A lot of people might think that their online activities in Google Chrome's Incognito mode are not being tracked or recorded, but according to Microsoft, anything you type into the browser on Windows is still being used to learn a user's typing habits in order to offer autocomplete and autocorrect suggestions. The company is now working to remedy this situation, and says it will begin treating all text typed while in Incognito mode as private, which means it will not be analysed at all. This is similar to how smartphones treat text typed into secure text fields.
The change will not take effect for some time, since it is currently being applied to the Chromium codebase where it can be tested before being adopted into Google Chrome itself. This contribution to Chromium by Microsoft comes as the company is ramping up its own Chromium-based version of the Microsoft Edge browser, after it decided to abandon its own EdgeHTML rendering engine late last year.
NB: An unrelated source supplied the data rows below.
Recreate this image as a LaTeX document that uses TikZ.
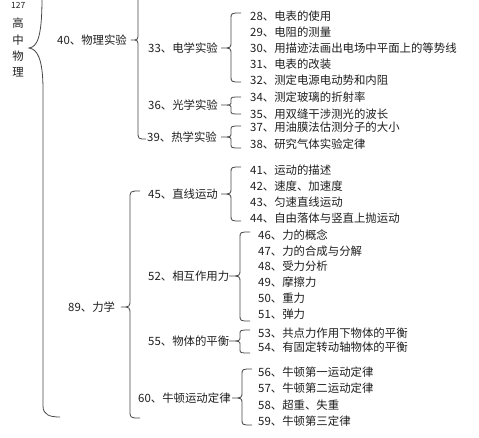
\documentclass[tikz,border=0pt]{standalone}
\usepackage{fontspec}
\setmainfont{Noto Sans CJK SC}
\newcommand\brc[8]{% xline, ytop, ycusp, ybot, xcusp, xtopend, xbotend, r
\draw[brace] (#6,#2) .. controls (#1,#2) .. (#1,{#2+#8}) -- (#1,{#3-#8}) .. controls (#1,#3) .. (#5,#3) .. controls (#1,#3) .. (#1,{#3+#8}) -- (#1,{#4-#8}) .. controls (#1,#4) .. (#7,#4);}
\begin{document}
\begin{tikzpicture}[x=1pt,y=-1pt,
  brace/.style={draw=black!72,line width=0.8pt},
  lbl/.style={anchor=west,inner sep=0pt,font=\fontsize{11.4}{12}\selectfont,text=black!88},
  vlbl/.style={inner sep=0pt,font=\fontsize{11.4}{12}\selectfont,text=black!88}]
\useasboundingbox (0,0) rectangle (479,437);
\fill[white] (0,0) rectangle (479,437);
% root
\node[lbl,font=\fontsize{8.5}{10}\selectfont\itshape] (n127) at (11,5) {127};
\node[vlbl] (g1) at (18,23) {高};
\node[vlbl] (g2) at (18,40) {中};
\node[vlbl] (g3) at (18,56) {物};
\node[vlbl] (g4) at (18,72) {理};
\draw[brace] (42,-2) .. controls (42,38) and (37,47) .. (29,48) .. controls (37,49) and (43,58) .. (43,90) -- (43,406) .. controls (43,415) and (50,417) .. (60,417);
% experiments
\node[lbl] (e40) at (57,40) {40、物理实验};
\draw[brace] (138,-5) -- (138,33) .. controls (138,40) .. (131,40) .. controls (138,40) .. (138,47) -- (138,131) .. controls (138,139) .. (146,139);
\node[lbl] (e33) at (148,48) {33、电学实验};
\node[lbl] (e36) at (148,105) {36、光学实验};
\node[lbl] (e39) at (147,137) {39、热学实验};
\brc{231}{13}{48}{82}{221}{241}{241}{6}
\brc{231}{97}{105}{114}{221}{241}{241}{3}
\brc{231}{126}{137}{148}{221}{241}{241}{4}
\node[lbl] (i28) at (250,16) {28、电表的使用};
\node[lbl] (i29) at (250,32) {29、电阻的测量};
\node[lbl] (i30) at (250,48) {30、用描迹法画出电场中平面上的等势线};
\node[lbl] (i31) at (250,64) {31、电表的改装};
\node[lbl] (i32) at (250,80) {32、测定电源电动势和内阻};
\node[lbl] (i34) at (250,97) {34、测定玻璃的折射率};
\node[lbl] (i35) at (250,114) {35、用双缝干涉测光的波长};
\node[lbl] (i37) at (250,127) {37、用油膜法估测分子的大小};
\node[lbl] (i38) at (250,144) {38、研究气体实验定律};
% mechanics
\node[lbl] (m89) at (68,307) {89、力学};
\brc{130}{191}{307}{418}{121}{140}{140}{8}
\node[lbl] (m45) at (148,194) {45、直线运动};
\node[lbl] (m52) at (148,276) {52、相互作用力};
\node[lbl] (m55) at (148,341) {55、物体的平衡};
\node[lbl] (m60) at (138,398) {60、牛顿运动定律};
\brc{231}{167}{194}{221}{221}{241}{241}{6}
\brc{240}{232}{276}{321}{229}{250}{250}{6}
\brc{240}{330}{341}{353}{229}{250}{250}{4}
\brc{242}{369}{398}{425}{232}{252}{252}{6}
\node[lbl] (i41) at (250,170) {41、运动的描述};
\node[lbl] (i42) at (250,186) {42、速度、加速度};
\node[lbl] (i43) at (250,202) {43、匀速直线运动};
\node[lbl] (i44) at (250,218) {44、自由落体与竖直上抛运动};
\node[lbl] (i46) at (258,235) {46、力的概念};
\node[lbl] (i47) at (258,251) {47、力的合成与分解};
\node[lbl] (i48) at (258,266) {48、受力分析};
\node[lbl] (i49) at (258,282) {49、摩擦力};
\node[lbl] (i50) at (258,298) {50、重力};
\node[lbl] (i51) at (258,314) {51、弹力};
\node[lbl] (i53) at (258,333) {53、共点力作用下物体的平衡};
\node[lbl] (i54) at (258,347) {54、有固定转动轴物体的平衡};
\node[lbl] (i56) at (258,372) {56、牛顿第一运动定律};
\node[lbl] (i57) at (258,388) {57、牛顿第二运动定律};
\node[lbl] (i58) at (258,405) {58、超重、失重};
\node[lbl] (i59) at (258,421) {59、牛顿第三定律};
\end{tikzpicture}
\end{document}
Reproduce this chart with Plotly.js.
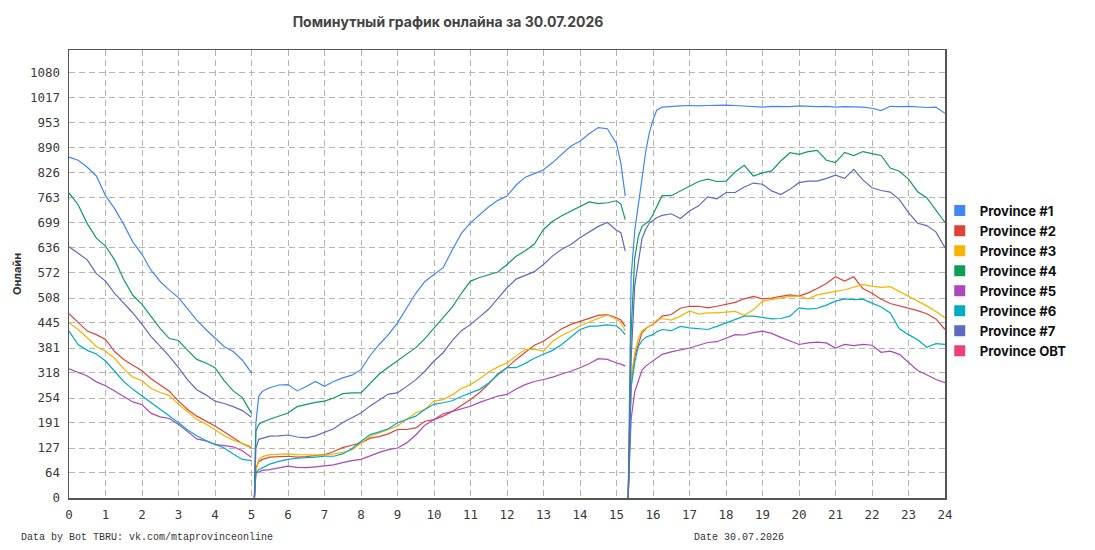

The suggested change to the Chromium codebase was spotted by 9to5Google in the Chromium developers' message board. The most recent comment in the thread indicates that the change has been submitted by a Microsoft employee, and is being reviewed by peers from within the open-source Chromium organisation.
Both Chromium and Windows already have mechanisms for identifying when typed text should be treated as private, but they needed to be linked. Chromium supports a tag called "shouldDoLearning" which as its name suggests, allows text to be used for pattern learning. Windows 10, on the other hand, has an attribute called "IS_PRIVATE" which allows text to be isolated. There is no equivalent protection for older versions of Windows, which means that private or incognito modes in Web browsers will not be able to respect such a preference.
With this change, text typed within a private browsing session will not be retained beyond the end of that session. Any caches of text will be dumped along with the user's browsing history, cookies, and other records.
Microsoft has already released previews of its Chromium-based version of Microsoft Edge, and Windows Insider developers and beta programme members can try it out now. Earlier this year, a build of the experimental browser was leaked. Microsoft aims to support Chrome extensions and other popular features, and integrate its own online services into the browser. It is not known when the final product will be ready to replace the current version of Edge, but it be several months at least before that happens.